Au chapitre des usages nouveaux figurent les réseaux de chaleur distribuant une eau à une température basse. Aux besoins classiques de 80 à 90 Gwh/an succèdent des quartiers ne consommant que 35 à 50 Gwh/an.

 

L’amélioration de l’exploitation des gisements passe aussi par la poursuite du transfert des technologies pétrolières à ce secteur « civil ». Trois font particulièrement parler d’elles actuellement.

 

Chemisage des anciens forages

 

La première est le chemisage des anciens forages avec des tubages en fibre de verre. Testé à Chevilly-Larue et à La Haye les Roses, ce matériau utilisé pour la réparation de forages chemisés en acier et fortement corrodés a permis de conserver le dédit initial grâce à la faible perte de charge causé par la surface interne lisse.

 

Les autres arguments sont à l’avenant : une bonne adhérence au forage antérieur, un faible poids et une logistique limitée à deux camions pour les deux puits… Les travaux ont cependant été plus lents – il a fallu deux jours de plus que prévu par puits. On s’oriente désormais vers des doublets neuf en fibre de verre. Un second forage avec des éléments en fibre de verre sera réalisé par GFC Services pour le Musée du Monde Polaire, à Prémanon, dans le Jura

 

La seconde innovation est la création de plateformes de forage très compactes – une emprise au sol de seulement 55 m sur 35 m –, moins bruyantes (85 dB à 1 m) et capable de traiter tous leurs effluents. Idéales pour les chantiers urbains, son fabricant SMP commence à la diffuser avec succès.

 

La dernière adaptation technologique est le forage horizontal. Il est désormais possible de négocier des angles jusqu’à 87 °, ce en associant des rotations radiales.

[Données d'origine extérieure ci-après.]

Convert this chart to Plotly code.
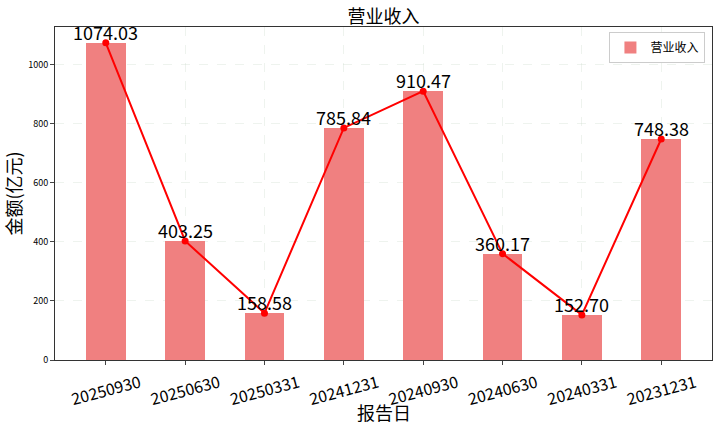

Ce qui permet de rechercher toutes les possibilités de captage de la source géothermale ; notamment, ces modes de forage complexes permettent de différer l’apparition de la « percée thermique », responsable de l’affaiblissement de température des doublets.

 

Capitaliser le savoir-faire

 

Pour diffuser leurs bonnes pratiques, les professionnels se reposent sur les acquis de la trentaine de forages réalisés entre 2007 et 2015. Des fiches de retours d’expériences sur ces puits, leur cimentation, les possibilités de déviations, les durées de séchage des bétons de comblement, le tubage en composite… sont en cours de rédaction. Douze sont finalisées, six en réalisation.

 

Ces documents, essentiellement produits par l’Ademe, ont pour vocation, selon Norbert Bommensatt, d’améliorer les forages et leurs coûts, d’appliquer les meilleures méthodes et solutions sans surenchères techniques et budgétaires. Le but est de mettre sur pied une filière efficace tant sur les aspects techniques, juridiques – contrats, garanties… – que financiers – l’investissement et son retour, les aides…

 

Avec près de cinquante années d’expérience, les acteurs de la filière expriment clairement qu’une accélération de l'activité passe par une maîtrise de l’ensemble de ces données.

 

Réduire les contraintes administratives

 

L’un des enjeux est de réduire systématiquement le délai entre la décision de forer et l’exploitation du site. Actuellement, il est d’au moins quatre ans.

 

Dès son lancement technique et afin de le contenir, il est important de suivre la capacité du forage – puissance, débit au regard de la température des besoins « en surface » – et surtout d’établir, parallèlement à l’organisation du chantier, « une matrice de risques » pour imaginer les solutions de repli en cas de dérive par rapport à l’étude (température, débit, possibilités de réinjection…).

 

Ce management des projets désormais partagé et perçu comme indispensable pour leur réussite et la fourniture du kilowattheure livré le moins cher.